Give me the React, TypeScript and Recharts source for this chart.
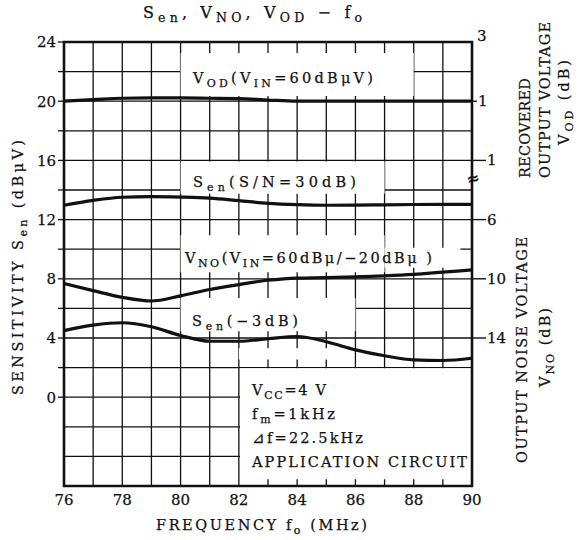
import React from 'react'
import { CartesianGrid, ComposedChart, Line, ReferenceArea, XAxis, YAxis } from 'recharts'

// Sen, VNO, VOD vs fo (datasheet style chart)

const FREQ = [76, 77, 78, 79, 80, 81, 82, 83, 84, 85, 86, 87, 88, 89, 90]
const VOD = [20.0, 20.1, 20.2, 20.22, 20.22, 20.2, 20.18, 20.08, 20.0, 20.0, 20.0, 20.0, 20.0, 20.0, 20.0]
const SEN_SN = [12.97, 13.3, 13.51, 13.55, 13.52, 13.45, 13.28, 13.1, 13.01, 12.97, 12.98, 13.0, 13.02, 13.03, 13.03]
const VNO = [7.68, 7.2, 6.75, 6.5, 6.85, 7.28, 7.61, 7.9, 8.05, 8.08, 8.13, 8.2, 8.3, 8.45, 8.6]
const SEN_3DB = [4.5, 4.87, 5.03, 4.76, 4.17, 3.78, 3.78, 3.95, 4.1, 3.75, 3.2, 2.8, 2.52, 2.48, 2.63]

const X_TICKS = [76, 78, 80, 82, 84, 86, 88, 90]
const LEFT_TICKS = [0, 2, 4, 6, 8, 10, 12, 14, 16, 18, 20, 22, 24]
const RIGHT_TICKS = [24, 20, 16, 12, 8, 4]
const RIGHT_LABELS = [3, 1, -1, -6, -10, -14]
const GRID_X = [77, 78, 79, 80, 81, 82, 83, 84, 85, 86, 87, 88, 89]
const GRID_Y = [-4, -2, 0, 2, 4, 6, 8, 10, 12, 14, 16, 18, 20, 22]

// white patches behind the in-plot labels (x1, x2, y1, y2)
// the legend patch stops a little above the bottom so the grid shows as tick stubs
const LABEL_BOXES = [
  [80, 88, 20.35, 23.25],
  [80, 87, 13.75, 15.92],
  [80, 87, 8.45, 10.95],
  [87, 89.6, 8.75, 10.1],
  [80, 86, 4.45, 6.7],
  [82, 85.5, 2.55, 3.3],
  [82.04, 90, -5.55, 1.95],
]

const FONT = "'DejaVu Serif', 'Liberation Serif', serif"
const INK = '#111'

type Part = { t: string; sub?: boolean }

function Rich({
  x,
  y,
  len,
  parts,
  size = 14.5,
  rotate = false,
}: {
  x: number
  y: number
  len?: number
  parts: Part[]
  size?: number
  rotate?: boolean
}) {
  let prevSub = false
  return (
    <text
      x={x}
      y={y}
      fontFamily={FONT}
      fontSize={size}
      fill={INK}
      stroke={INK}
      strokeWidth={0.25}
      textLength={len}
      lengthAdjust={len ? 'spacing' : undefined}
      transform={rotate ? `rotate(-90 ${x} ${y})` : undefined}
    >
      {parts.map((p, i) => {
        const sub = !!p.sub
        const dy = sub && !prevSub ? 4 : !sub && prevSub ? -4 : 0
        prevSub = sub
        return (
          <tspan key={i} dy={dy} fontSize={sub ? size - 3.5 : size}>
            {p.t}
          </tspan>
        )
      })}
    </text>
  )
}

function RightTick({ x, y, payload }: any) {
  const label = RIGHT_LABELS[RIGHT_TICKS.indexOf(payload.value)]
  if (label === undefined) return null
  if (label === 3) {
    return (
      <text x={x + 5} y={y - 1} fontFamily={FONT} fontSize={15} fill={INK} stroke={INK} strokeWidth={0.25}>
        3
      </text>
    )
  }
  const len = label < 0 ? 14 : 5
  return (
    <g>
      <line x1={x} x2={x + len} y1={y} y2={y} stroke={INK} strokeWidth={1.4} />
      <text x={x + len + 1} y={y + 5} fontFamily={FONT} fontSize={15} fill={INK} stroke={INK} strokeWidth={0.25}>
        {Math.abs(label)}
      </text>
    </g>
  )
}

export default function App() {
  const data = FREQ.map((f, i) => ({
    f,
    vod: VOD[i],
    senSn: SEN_SN[i],
    vno: VNO[i],
    sen3: SEN_3DB[i],
  }))

  const tickStyle = { fill: INK, fontSize: 15, fontFamily: FONT, stroke: INK, strokeWidth: 0.25 }

  return (
    <div style={{ position: 'absolute', left: 0, top: 0, width: 578, height: 540, background: '#fff' }}>
      <ComposedChart
        width={578}
        height={540}
        data={data}
        margin={{ top: 42, right: 66, bottom: 24, left: 34 }}
      >
        <CartesianGrid
          yAxisId="left"
          stroke={INK}
          strokeWidth={1.3}
          verticalValues={GRID_X}
          horizontalValues={GRID_Y}
        />
        <XAxis
          dataKey="f"
          type="number"
          domain={[76, 90]}
          ticks={X_TICKS}
          axisLine={false}
          tickLine={false}
          height={30}
          tick={tickStyle}
        />
        <YAxis
          yAxisId="left"
          type="number"
          domain={[-6, 24]}
          ticks={LEFT_TICKS}
          interval={0}
          width={30}
          axisLine={false}
          tickSize={6}
          tickLine={{ stroke: INK, strokeWidth: 1.3 }}
          tickFormatter={(v: number) => (v % 4 === 0 ? String(v) : '')}
          tick={tickStyle}
        />
        {/* VOD and VNO are read on the right (dB) scale */}
        <YAxis
          yAxisId="right"
          orientation="right"
          type="number"
          domain={[-6, 24]}
          ticks={RIGHT_TICKS}
          interval={0}
          width={40}
          axisLine={false}
          tickLine={false}
          tickSize={0}
          tickMargin={0}
          tick={<RightTick />}
        />
        {LABEL_BOXES.map(([x1, x2, y1, y2], i) => (
          <ReferenceArea
            key={i}
            yAxisId="left"
            x1={x1}
            x2={x2}
            y1={y1}
            y2={y2}
            fill="#fff"
            fillOpacity={1}
            stroke="none"
          />
        ))}
        <Line yAxisId="right" type="monotone" dataKey="vod" stroke={INK} strokeWidth={3.2} dot={false} isAnimationActive={false} />
        <Line yAxisId="left" type="monotone" dataKey="senSn" stroke={INK} strokeWidth={3.2} dot={false} isAnimationActive={false} />
        <Line yAxisId="right" type="monotone" dataKey="vno" stroke={INK} strokeWidth={3.2} dot={false} isAnimationActive={false} />
        <Line yAxisId="left" type="monotone" dataKey="sen3" stroke={INK} strokeWidth={3.2} dot={false} isAnimationActive={false} />
        <ReferenceArea
          yAxisId="left"
          x1={76}
          x2={90}
          y1={-6}
          y2={24}
          fill="none"
          stroke={INK}
          strokeWidth={2.6}
        />
      </ComposedChart>

      <svg
        width={578}
        height={540}
        style={{ position: 'absolute', left: 0, top: 0, pointerEvents: 'none' }}
      >
        <Rich
          x={143}
          y={18}
          len={219}
          size={16}
          parts={[
            { t: 'S' },
            { t: 'en', sub: true },
            { t: ', V' },
            { t: 'NO', sub: true },
            { t: ', V' },
            { t: 'OD', sub: true },
            { t: ' − f' },
            { t: 'o', sub: true },
          ]}
        />
        <Rich
          x={193}
          y={83}
          len={180}
          parts={[{ t: 'V' }, { t: 'OD', sub: true }, { t: '(V' }, { t: 'IN', sub: true }, { t: '=60dBμV)' }]}
        />
        <Rich x={193} y={187} len={163} parts={[{ t: 'S' }, { t: 'en', sub: true }, { t: '(S/N=30dB)' }]} />
        <Rich
          x={185}
          y={263}
          len={247}
          parts={[{ t: 'V' }, { t: 'NO', sub: true }, { t: '(V' }, { t: 'IN', sub: true }, { t: '=60dBμ/−20dBμ )' }]}
        />
        <Rich x={192} y={326} len={106} parts={[{ t: 'S' }, { t: 'en', sub: true }, { t: '(−3dB)' }]} />
        <Rich x={252} y={395} len={74} parts={[{ t: 'V' }, { t: 'CC', sub: true }, { t: '=4 V' }]} />
        <Rich x={252} y={419} len={83} parts={[{ t: 'f' }, { t: 'm', sub: true }, { t: '=1kHz' }]} />
        <Rich x={252} y={443} len={111} parts={[{ t: '⊿f=22.5kHz' }]} />
        <Rich x={252} y={467} len={215} parts={[{ t: 'APPLICATION CIRCUIT' }]} />

        <Rich
          x={156}
          y={530}
          len={211}
          parts={[{ t: 'FREQUENCY  f' }, { t: 'o', sub: true }, { t: '  (MHz)' }]}
        />
        <Rich
          x={23}
          y={395}
          len={255}
          rotate
          parts={[{ t: 'SENSITIVITY  S' }, { t: 'en', sub: true }, { t: '  (dBμV)' }]}
        />
        <Rich x={530} y={178} len={100} rotate parts={[{ t: 'RECOVERED' }]} />
        <Rich x={550} y={178} len={156} rotate parts={[{ t: 'OUTPUT VOLTAGE' }]} />
        <Rich x={569} y={145} len={85} rotate parts={[{ t: 'V' }, { t: 'OD', sub: true }, { t: ' (dB)' }]} />
        <Rich x={527} y={463} len={226} rotate parts={[{ t: 'OUTPUT NOISE VOLTAGE' }]} />
        <Rich x={550} y={387} len={79} rotate parts={[{ t: 'V' }, { t: 'NO', sub: true }, { t: ' (dB)' }]} />

        <text
          x={473}
          y={184}
          fontFamily={FONT}
          fontSize={16}
          fontWeight="bold"
          fill={INK}
          textAnchor="middle"
          transform="rotate(-15 473 178)"
        >
          ≈
        </text>
      </svg>
    </div>
  )
}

(Task statement):
From the first line above through the line containing "(datasheet style chart)", copy everything exactly, without the pictures.

(Answer to the exercise):
Give me the React, TypeScript and Recharts source for this chart.
import React from 'react'
import { CartesianGrid, ComposedChart, Line, ReferenceArea, XAxis, YAxis } from 'recharts'

// Sen, VNO, VOD vs fo (datasheet style chart)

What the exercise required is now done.